A única diferença entre as duas situações é que o PS tinha uma maioria absoluta para oferecer, no apoio a Centeno, enquanto a coligação PSD-CDS não pode dar essa garantia, já que dependente do apoio parlamentar de um terceiro partido que fez cair Albuquerque.

O grande argumento em defesa de Marcelo baseia-se num facto indesmentível para chegar a uma conclusão torcida: o Presidente não tem, até março, o poder de dissolução. Agora, nada pode fazer. Dessa inibição de agir passa-se para uma inibição política. Uma espécie de inconsticionalidade por intenção.

Recordo que o Presidente anunciou a dissolução da Assembleia da República a 10 de novembro e só a dissolveu a 15 de janeiro, mais de dois meses depois. O argumento contra o paralelismo é que quando o anunciou já podia dissolver (mas não dissolveu), enquanto agora não pode anunciar porque não pode dissolver. Também não vou recordar todas as vezes que Marcelo teve leituras criativas dos seus poderes constitucionais (promulgação de leis com propostas de alterações, por exemplo), o que torna difícil acreditar que é esta a razão de fundo para não dizer nada agora. Mesmo neste caso, já ultrapassou duas vezes os seus poderes formais, através de gestos informais: fez circular o perfil do substituto de Albuquerque e defendeu publicamente que o governo devia estar em plenitude de funções até à aprovação do Orçamento Regional (o que não foi aceite pelo CDS), quando a Constituição não lhe dá qualquer poder na nomeação ou demissão do Presidente do Governo Regional.

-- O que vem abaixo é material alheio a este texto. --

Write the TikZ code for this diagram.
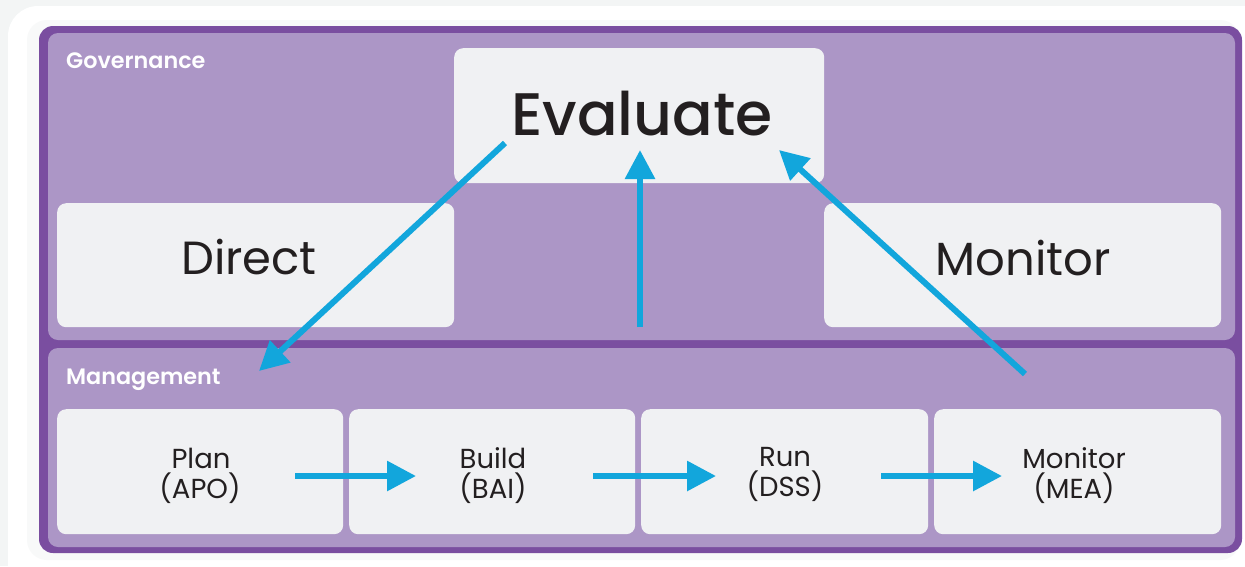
\documentclass[tikz,border=0pt]{standalone}
\usepackage{fontspec}
\setmainfont{Poppins}
\newfontfamily\labelfont{Poppins}[UprightFont=* SemiBold]
\newfontfamily\titlefont{Poppins}[UprightFont=* Medium]
\usetikzlibrary{arrows.meta}
\definecolor{pagegray}{HTML}{F3F5F5}
\definecolor{frame}{HTML}{7A4EA0}
\definecolor{panelfill}{HTML}{AC96C6}
\definecolor{boxfill}{HTML}{F0F1F3}
\definecolor{flowblue}{HTML}{12A6DC}
\definecolor{ink}{HTML}{231F20}
\tikzset{
  panel/.style={fill=panelfill, rounded corners=10pt},
  card/.style={fill=boxfill, rounded corners=9pt, inner sep=0pt, anchor=north west},
  word/.style={anchor=base, inner sep=0pt, text=ink},
  bigword/.style={word, font=\fontsize{46.5}{50}\selectfont},
  smallword/.style={word, font=\fontsize{27.5}{30}\selectfont},
  tag/.style={anchor=base west, inner sep=0pt, text=white,
              font=\labelfont\fontsize{22.3}{24}\selectfont},
  flow/.style={draw=flowblue, line width=6pt, -{Triangle[length=29pt,width=29pt]}},
}
\begin{document}
\begin{tikzpicture}[x=1pt, y=-1pt]
  \useasboundingbox (0,0) rectangle (1245,566);
  % page and surrounding card
  \fill[pagegray] (0,0) rectangle (1245,566);
  \begin{scope}
    \clip (0,0) rectangle (1245,566);
    \fill[white, rounded corners=30pt] (8,6) rectangle (1275,600);
    \fill[pagegray!60!white, rounded corners=20pt] (27,20) rectangle (1240,560);
  \end{scope}

  % outer frame and the two layers
  \fill[frame, rounded corners=14pt] (39,26) rectangle (1242,553);
  \fill[panel] (48,33) rectangle (1235,340);
  \fill[panel] (48,348) rectangle (1235,547);

  \node[tag] (gov) at (66,68) {Governance};
  \node[tag] (mgmt) at (66,384) {Management};

  % governance cards
  \node[card, minimum width=370pt, minimum height=135pt] (eval) at (454,48) {};
  \node[card, minimum width=397pt, minimum height=124pt] (direct) at (57,203) {};
  \node[card, minimum width=397pt, minimum height=124pt] (monitor) at (824,203) {};
  \node[word, font=\titlefont\fontsize{60}{64}\selectfont] (evalt) at (642,135) {Evaluate};
  \node[bigword] (directt) at (249,274.5) {Direct};
  \node[bigword] (monitort) at (1023,275.5) {Monitor};

  % management cards
  \node[card, minimum width=286pt, minimum height=125pt] (plan) at (57,409) {};
  \node[card, minimum width=286pt, minimum height=125pt] (build) at (349,409) {};
  \node[card, minimum width=287pt, minimum height=125pt] (run) at (641,409) {};
  \node[card, minimum width=287pt, minimum height=125pt] (mea) at (934,409) {};
  \node[smallword] (plana) at (201,468) {Plan};
  \node[smallword] (planb) at (200,498) {(APO)};
  \node[smallword] (builda) at (493,468) {Build};
  \node[smallword] (buildb) at (493,498) {(BAI)};
  \node[smallword] (runa) at (785,466) {Run};
  \node[smallword] (runb) at (785,496) {(DSS)};
  \node[smallword] (meaa) at (1074,468) {Monitor};
  \node[smallword] (meab) at (1074,498) {(MEA)};

  % connector end points
  \coordinate (d0) at (505,143);
  \coordinate (d1) at (259,371);
  \coordinate (u0) at (640,327);
  \coordinate (u1) at (640,150);
  \coordinate (m0) at (1025,374);
  \coordinate (m1) at (779,150);
  \coordinate (p0) at (295,476);
  \coordinate (p1) at (416,476);
  \coordinate (b0) at (593,476);
  \coordinate (b1) at (716,476);
  \coordinate (r0) at (881,476);
  \coordinate (r1) at (1002,476);

  \draw[flow] (d0) -- (d1);
  \draw[flow] (u0) -- (u1);
  \draw[flow] (m0) -- (m1);
  \draw[flow] (p0) -- (p1);
  \draw[flow] (b0) -- (b1);
  \draw[flow] (r0) -- (r1);
\end{tikzpicture}
\end{document}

Para destruir este argumento, basta dizer que, quando deu posse ao governo de maioria absoluta do PS, ainda inibido do seu poder de dissolução, o Presidente da República não hesitou em avisar que aquela maioria absoluta era de Costa e apenas de Costa, deixando, desta forma, claro que dissolveria o Parlamento se ele decidisse ir para a Europa. Ou seja, que usaria o poder que ainda não podia usar se determinadas condições não continuassem a ser cumpridas. É o que poderia ter feito, com a mesma clareza e o mesmo argumento, nesta crise.

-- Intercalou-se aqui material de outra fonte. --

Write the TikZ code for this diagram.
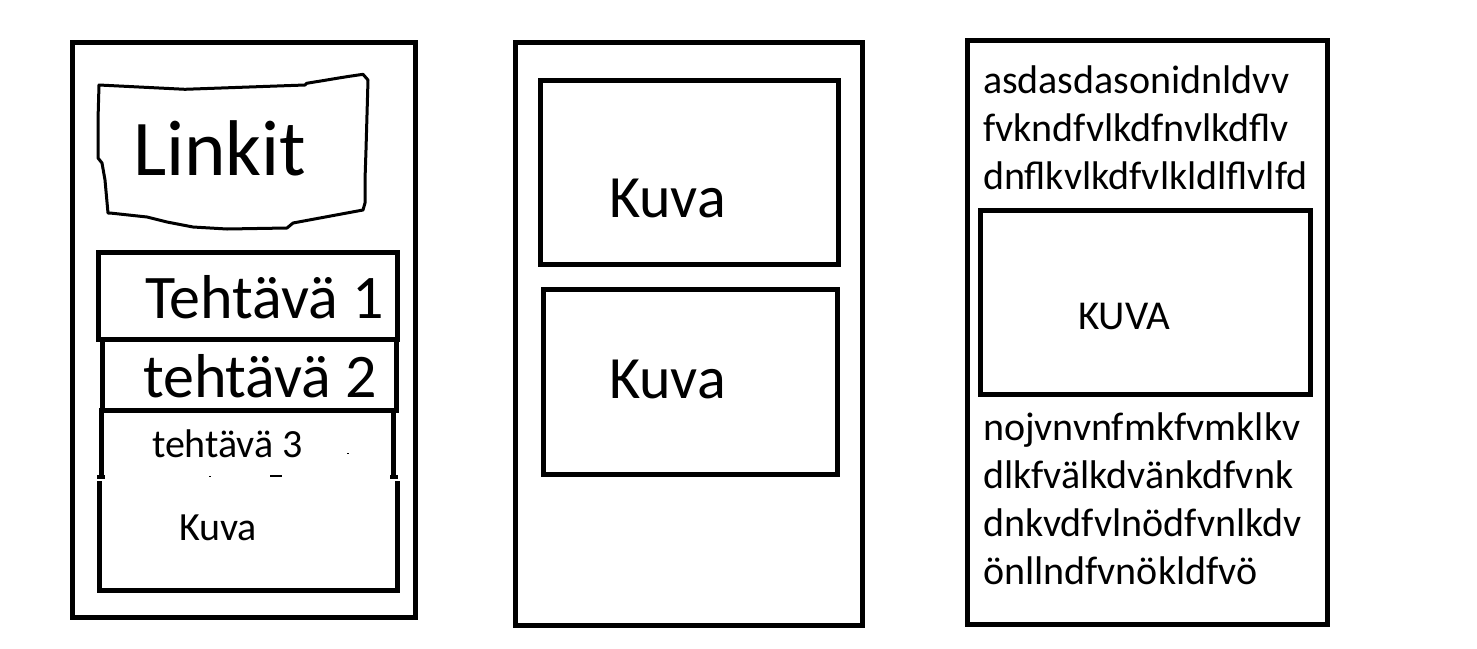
\documentclass[tikz,border=0pt]{standalone}
\usepackage{fontspec}
\setmainfont{Carlito}
\begin{document}
\begin{tikzpicture}[x=1pt,y=-1pt,
  frame/.style={draw=black,line width=5pt},
  lbl/.style={inner sep=0pt,outer sep=0pt,anchor=base west},
  big/.style={lbl,font=\fontsize{62}{72}\selectfont},
  mid/.style={lbl,font=\fontsize{60}{70}\selectfont},
  small/.style={lbl,font=\fontsize{40}{48}\selectfont}]
\useasboundingbox[fill=white] (0,0) rectangle (1477,648);

% ---------- left panel ----------
\draw[frame] (72.5,42.5) rectangle (415.5,617.5);
\draw[black,line width=3pt,line join=round]
  (99,85) -- (185,89.3) -- (305,85) -- (306.7,83.3) -- (346.7,76.7) -- (363,74.3) -- (368,80)
  -- (366,150) -- (365,180) -- (365,203) -- (363,210)
  -- (293,223) -- (287,228) -- (227,229) -- (193,227) -- (167,222) -- (147,217) -- (110,213)
  -- (108,213) -- (105,180) -- (102,163) -- (98,158) -- (98,120) -- cycle;
\node[lbl,font=\fontsize{79}{90}\selectfont] (linkit) at (133,175) {Linkit};

\draw[frame] (98.5,252.5) rectangle (397.5,339.5);
\node[big] (t1) at (145,318) {Tehtävä 1};
\draw[frame] (102.5,339.5) rectangle (396.5,410.5);
\node[big] (t2) at (143,397) {tehtävä 2};
\draw[frame] (101.5,479) -- (101.5,410.5) -- (393.5,410.5) -- (393.5,479);
\draw[black,line width=4pt] (97,477) -- (105,477);
\draw[black,line width=4pt] (390,477) -- (398,477);
\draw[black,line width=1.5pt] (270,476) -- (282,476);
\draw[black,line width=1pt] (209,476) -- (211,476);
\draw[black,line width=1pt] (347,453) -- (349,453);
\node[small] (t3) at (152,457) {tehtävä 3};
\draw[frame] (99.5,481) -- (99.5,590.5) -- (397.5,590.5) -- (397.5,481);
\node[small] (kuvaL) at (179,540) {Kuva};

% ---------- middle panel ----------
\draw[frame] (515.5,42.5) rectangle (862.5,625.5);
\draw[frame] (540.5,80.5) rectangle (838.5,264.5);
\node[mid] (kuvaA) at (609,217) {Kuva};
\draw[frame] (543.5,289.5) rectangle (837.5,474.5);
\node[mid] (kuvaB) at (609,398) {Kuva};

% ---------- right panel ----------
\draw[frame] (967.5,40) rectangle (1327.5,624.5);
\node[small] (r1) at (983,93) {asdasdasonidnldvv};
\node[small] (r2) at (983,141) {fvkndfvlkdfnvlkdflv};
\node[small] (r3) at (983,189) {dnflkvlkdfvlkldlflvlfd};
\draw[frame] (980.5,210.5) rectangle (1310.5,394.5);
\node[lbl,font=\fontsize{41}{48}\selectfont] (kuvaR) at (1078,329) {KUVA};
\node[small] (r4) at (983,440) {nojvnvnfmkfvmklkv};
\node[small] (r5) at (983,488) {dlkfvälkdvänkdfvnk};
\node[small] (r6) at (983,536) {dnkvdfvlnödfvnlkdv};
\node[small] (r7) at (983,584) {önllndfvnökldfvö};
\end{tikzpicture}
\end{document}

Assumo, porque, com o historial do Presidente da República é impossível assumir outra coisa, que o Presidente se escuda num argumento constitucional extraordinariamente restritivo, que impediria de fazer conjeturas para o futuro que se dedica a isso há anos, por razões políticas. Marcelo Rebelo de Sousa não quer estabilizar a doutrina que parecia em vigor desde que recusou Mário Centeno, contrariando o maior erro político da brilhante carreira de Jorge Sampaio, que foi nomear de Pedro Santana Lopes: a de que não aceita, à frente do governo, alguém que não tenha ido a votos. E não a quer estabilizar nas circunstâncias em que se repita esta situação: impossibilidade de uso imediato do poder de dissolução e incapacidade de uma maioria garantida por alguém que tenha ido a votos.

Se o fizesse agora, ficaria claro que, seja qual for o arranjo político, só os que hoje se apresentam a votos poderão liderar um governo nacional depois das eleições de 10 de março. Já a assunção de que o governo da Madeira é, mesmo sem Albuquerque, para a legislatura, abre a possibilidade do cenário de uma maioria direita que afaste Montenegro caso ele cumpra a promessa eleitoral e recuse um entendimento com o Chega, que lhe dê maioria. O que confirmaria as certezas transmitidas por André Ventura, na semana passada: “Se houver maioria parlamentar de direita, tenho a garantia total – não posso revelar de quem – de que haverá governo de direita. Com ou sem Montenegro. E não tem de ser com Passos.” E confirmaria inúmeras declarações de importantes dirigentes do PSD.»